■ Exercise brief ■
Set the data down again, exactly as it reads, but without the pictures.

· · · · · · ·

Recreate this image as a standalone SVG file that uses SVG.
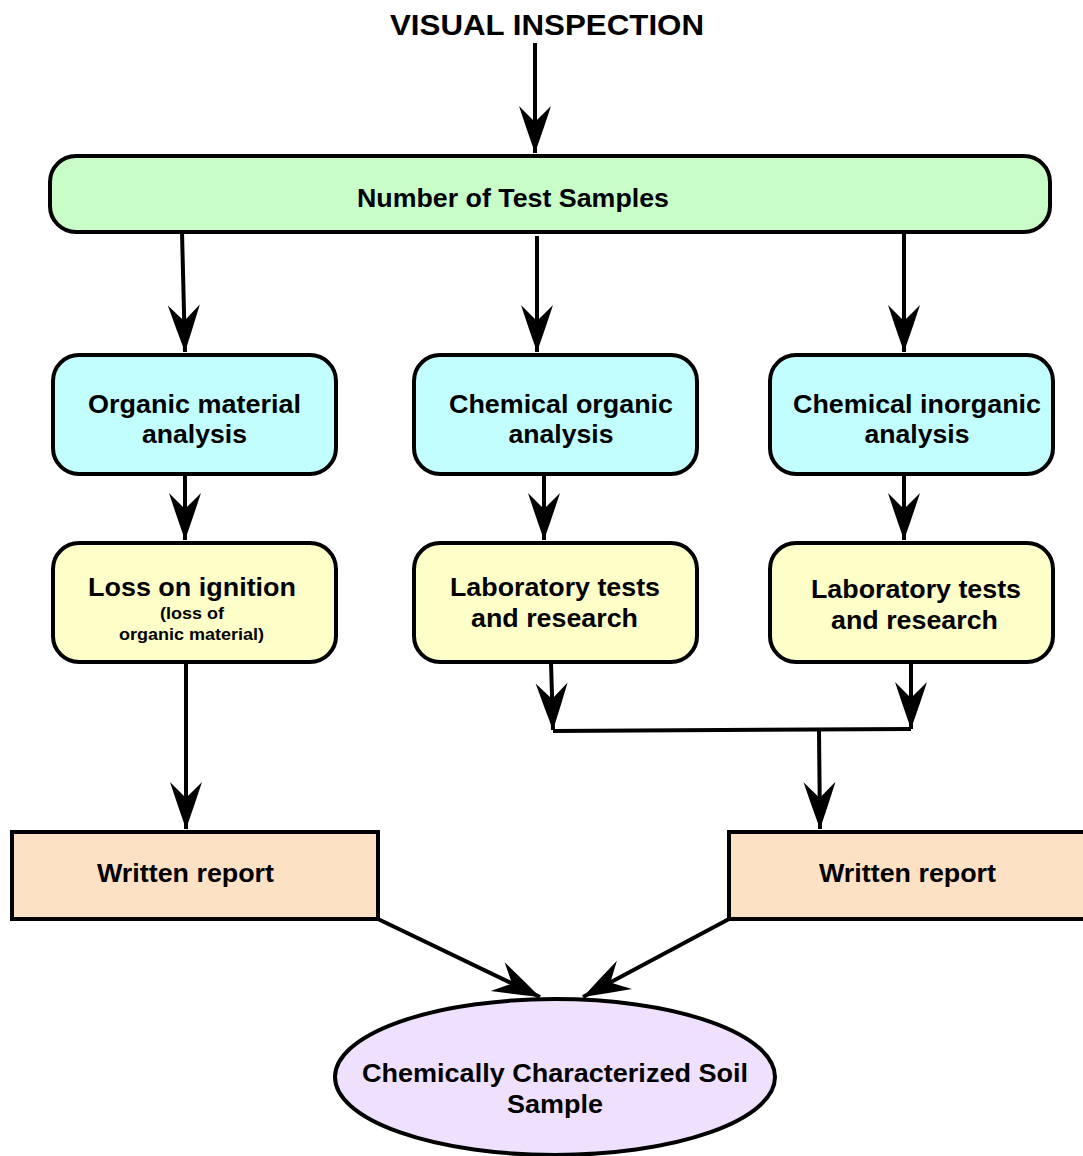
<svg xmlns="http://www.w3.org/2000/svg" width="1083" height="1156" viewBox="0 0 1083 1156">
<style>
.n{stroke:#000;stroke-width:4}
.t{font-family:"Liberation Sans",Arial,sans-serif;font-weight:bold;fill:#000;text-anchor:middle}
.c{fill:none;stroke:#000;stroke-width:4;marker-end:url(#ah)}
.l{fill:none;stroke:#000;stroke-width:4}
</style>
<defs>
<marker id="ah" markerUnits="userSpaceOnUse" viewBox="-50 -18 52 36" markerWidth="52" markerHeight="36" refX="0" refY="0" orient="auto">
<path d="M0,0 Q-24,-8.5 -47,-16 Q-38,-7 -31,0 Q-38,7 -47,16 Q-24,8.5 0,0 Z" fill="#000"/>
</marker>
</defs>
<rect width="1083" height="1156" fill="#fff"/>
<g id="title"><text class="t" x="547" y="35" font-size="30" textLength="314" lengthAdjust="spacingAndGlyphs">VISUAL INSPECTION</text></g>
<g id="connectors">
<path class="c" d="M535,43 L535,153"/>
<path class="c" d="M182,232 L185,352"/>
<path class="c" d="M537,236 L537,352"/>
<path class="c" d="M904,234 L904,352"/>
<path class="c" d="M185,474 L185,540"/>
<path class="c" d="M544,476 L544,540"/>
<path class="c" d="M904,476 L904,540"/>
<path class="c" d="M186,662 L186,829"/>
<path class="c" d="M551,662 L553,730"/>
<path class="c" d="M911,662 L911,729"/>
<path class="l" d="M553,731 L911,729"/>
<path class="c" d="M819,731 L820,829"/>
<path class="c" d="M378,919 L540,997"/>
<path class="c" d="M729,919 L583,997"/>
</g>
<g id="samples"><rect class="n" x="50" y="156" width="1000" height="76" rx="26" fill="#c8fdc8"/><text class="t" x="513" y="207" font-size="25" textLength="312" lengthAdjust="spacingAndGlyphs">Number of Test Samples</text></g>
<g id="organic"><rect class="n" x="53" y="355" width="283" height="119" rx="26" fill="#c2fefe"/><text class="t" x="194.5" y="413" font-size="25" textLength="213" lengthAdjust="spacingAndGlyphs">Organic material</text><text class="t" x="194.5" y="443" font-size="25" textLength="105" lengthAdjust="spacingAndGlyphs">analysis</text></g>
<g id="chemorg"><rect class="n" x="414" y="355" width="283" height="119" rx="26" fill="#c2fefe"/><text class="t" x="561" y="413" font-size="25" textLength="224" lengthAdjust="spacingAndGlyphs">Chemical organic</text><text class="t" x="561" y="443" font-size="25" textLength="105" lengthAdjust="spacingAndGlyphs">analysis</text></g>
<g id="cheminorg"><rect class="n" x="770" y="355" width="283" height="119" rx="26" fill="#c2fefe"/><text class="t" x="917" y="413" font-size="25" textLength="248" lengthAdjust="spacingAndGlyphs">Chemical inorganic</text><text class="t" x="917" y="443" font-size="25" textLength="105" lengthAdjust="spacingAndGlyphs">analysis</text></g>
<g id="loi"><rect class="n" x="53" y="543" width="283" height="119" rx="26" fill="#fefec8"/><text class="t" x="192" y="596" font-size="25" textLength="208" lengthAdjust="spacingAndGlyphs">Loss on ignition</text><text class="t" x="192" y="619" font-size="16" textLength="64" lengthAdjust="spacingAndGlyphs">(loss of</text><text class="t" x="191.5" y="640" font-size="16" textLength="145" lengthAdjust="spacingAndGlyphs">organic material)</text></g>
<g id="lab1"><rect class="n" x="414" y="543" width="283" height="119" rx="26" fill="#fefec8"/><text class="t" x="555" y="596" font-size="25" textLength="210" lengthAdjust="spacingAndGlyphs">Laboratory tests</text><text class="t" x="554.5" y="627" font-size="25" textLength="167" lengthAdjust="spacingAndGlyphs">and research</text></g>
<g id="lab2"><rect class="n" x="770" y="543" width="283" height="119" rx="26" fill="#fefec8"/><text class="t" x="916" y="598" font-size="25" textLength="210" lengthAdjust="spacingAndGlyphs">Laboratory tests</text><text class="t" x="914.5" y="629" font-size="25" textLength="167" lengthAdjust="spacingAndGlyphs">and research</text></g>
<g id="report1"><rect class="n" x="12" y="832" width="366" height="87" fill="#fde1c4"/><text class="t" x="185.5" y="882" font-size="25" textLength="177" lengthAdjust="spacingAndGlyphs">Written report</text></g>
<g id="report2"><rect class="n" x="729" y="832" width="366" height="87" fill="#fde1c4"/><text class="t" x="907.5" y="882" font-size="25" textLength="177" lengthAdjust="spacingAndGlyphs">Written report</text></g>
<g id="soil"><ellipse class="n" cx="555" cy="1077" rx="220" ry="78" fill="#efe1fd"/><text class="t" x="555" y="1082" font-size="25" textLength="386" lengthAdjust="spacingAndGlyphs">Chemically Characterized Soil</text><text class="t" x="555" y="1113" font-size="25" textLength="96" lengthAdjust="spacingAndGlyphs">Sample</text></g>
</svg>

· · · · · · ·

■ Answer to the problem ■
Recreate this image as a standalone SVG file that uses SVG.
<svg xmlns="http://www.w3.org/2000/svg" width="1083" height="1156" viewBox="0 0 1083 1156">
<style>
.n{stroke:#000;stroke-width:4}
.t{font-family:"Liberation Sans",Arial,sans-serif;font-weight:bold;fill:#000;text-anchor:middle}
.c{fill:none;stroke:#000;stroke-width:4;marker-end:url(#ah)}
.l{fill:none;stroke:#000;stroke-width:4}
</style>
<defs>
<marker id="ah" markerUnits="userSpaceOnUse" viewBox="-50 -18 52 36" markerWidth="52" markerHeight="36" refX="0" refY="0" orient="auto">
<path d="M0,0 Q-24,-8.5 -47,-16 Q-38,-7 -31,0 Q-38,7 -47,16 Q-24,8.5 0,0 Z" fill="#000"/>
</marker>
</defs>
<rect width="1083" height="1156" fill="#fff"/>
<g id="title"><text class="t" x="547" y="35" font-size="30" textLength="314" lengthAdjust="spacingAndGlyphs">VISUAL INSPECTION</text></g>
<g id="connectors">
<path class="c" d="M535,43 L535,153"/>
<path class="c" d="M182,232 L185,352"/>
<path class="c" d="M537,236 L537,352"/>
<path class="c" d="M904,234 L904,352"/>
<path class="c" d="M185,474 L185,540"/>
<path class="c" d="M544,476 L544,540"/>
<path class="c" d="M904,476 L904,540"/>
<path class="c" d="M186,662 L186,829"/>
<path class="c" d="M551,662 L553,730"/>
<path class="c" d="M911,662 L911,729"/>
<path class="l" d="M553,731 L911,729"/>
<path class="c" d="M819,731 L820,829"/>
<path class="c" d="M378,919 L540,997"/>
<path class="c" d="M729,919 L583,997"/>
</g>
<g id="samples"><rect class="n" x="50" y="156" width="1000" height="76" rx="26" fill="#c8fdc8"/><text class="t" x="513" y="207" font-size="25" textLength="312" lengthAdjust="spacingAndGlyphs">Number of Test Samples</text></g>
<g id="organic"><rect class="n" x="53" y="355" width="283" height="119" rx="26" fill="#c2fefe"/><text class="t" x="194.5" y="413" font-size="25" textLength="213" lengthAdjust="spacingAndGlyphs">Organic material</text><text class="t" x="194.5" y="443" font-size="25" textLength="105" lengthAdjust="spacingAndGlyphs">analysis</text></g>
<g id="chemorg"><rect class="n" x="414" y="355" width="283" height="119" rx="26" fill="#c2fefe"/><text class="t" x="561" y="413" font-size="25" textLength="224" lengthAdjust="spacingAndGlyphs">Chemical organic</text><text class="t" x="561" y="443" font-size="25" textLength="105" lengthAdjust="spacingAndGlyphs">analysis</text></g>
<g id="cheminorg"><rect class="n" x="770" y="355" width="283" height="119" rx="26" fill="#c2fefe"/><text class="t" x="917" y="413" font-size="25" textLength="248" lengthAdjust="spacingAndGlyphs">Chemical inorganic</text><text class="t" x="917" y="443" font-size="25" textLength="105" lengthAdjust="spacingAndGlyphs">analysis</text></g>
<g id="loi"><rect class="n" x="53" y="543" width="283" height="119" rx="26" fill="#fefec8"/><text class="t" x="192" y="596" font-size="25" textLength="208" lengthAdjust="spacingAndGlyphs">Loss on ignition</text><text class="t" x="192" y="619" font-size="16" textLength="64" lengthAdjust="spacingAndGlyphs">(loss of</text><text class="t" x="191.5" y="640" font-size="16" textLength="145" lengthAdjust="spacingAndGlyphs">organic material)</text></g>
<g id="lab1"><rect class="n" x="414" y="543" width="283" height="119" rx="26" fill="#fefec8"/><text class="t" x="555" y="596" font-size="25" textLength="210" lengthAdjust="spacingAndGlyphs">Laboratory tests</text><text class="t" x="554.5" y="627" font-size="25" textLength="167" lengthAdjust="spacingAndGlyphs">and research</text></g>
<g id="lab2"><rect class="n" x="770" y="543" width="283" height="119" rx="26" fill="#fefec8"/><text class="t" x="916" y="598" font-size="25" textLength="210" lengthAdjust="spacingAndGlyphs">Laboratory tests</text><text class="t" x="914.5" y="629" font-size="25" textLength="167" lengthAdjust="spacingAndGlyphs">and research</text></g>
<g id="report1"><rect class="n" x="12" y="832" width="366" height="87" fill="#fde1c4"/><text class="t" x="185.5" y="882" font-size="25" textLength="177" lengthAdjust="spacingAndGlyphs">Written report</text></g>
<g id="report2"><rect class="n" x="729" y="832" width="366" height="87" fill="#fde1c4"/><text class="t" x="907.5" y="882" font-size="25" textLength="177" lengthAdjust="spacingAndGlyphs">Written report</text></g>
<g id="soil"><ellipse class="n" cx="555" cy="1077" rx="220" ry="78" fill="#efe1fd"/><text class="t" x="555" y="1082" font-size="25" textLength="386" lengthAdjust="spacingAndGlyphs">Chemically Characterized Soil</text><text class="t" x="555" y="1113" font-size="25" textLength="96" lengthAdjust="spacingAndGlyphs">Sample</text></g>
</svg>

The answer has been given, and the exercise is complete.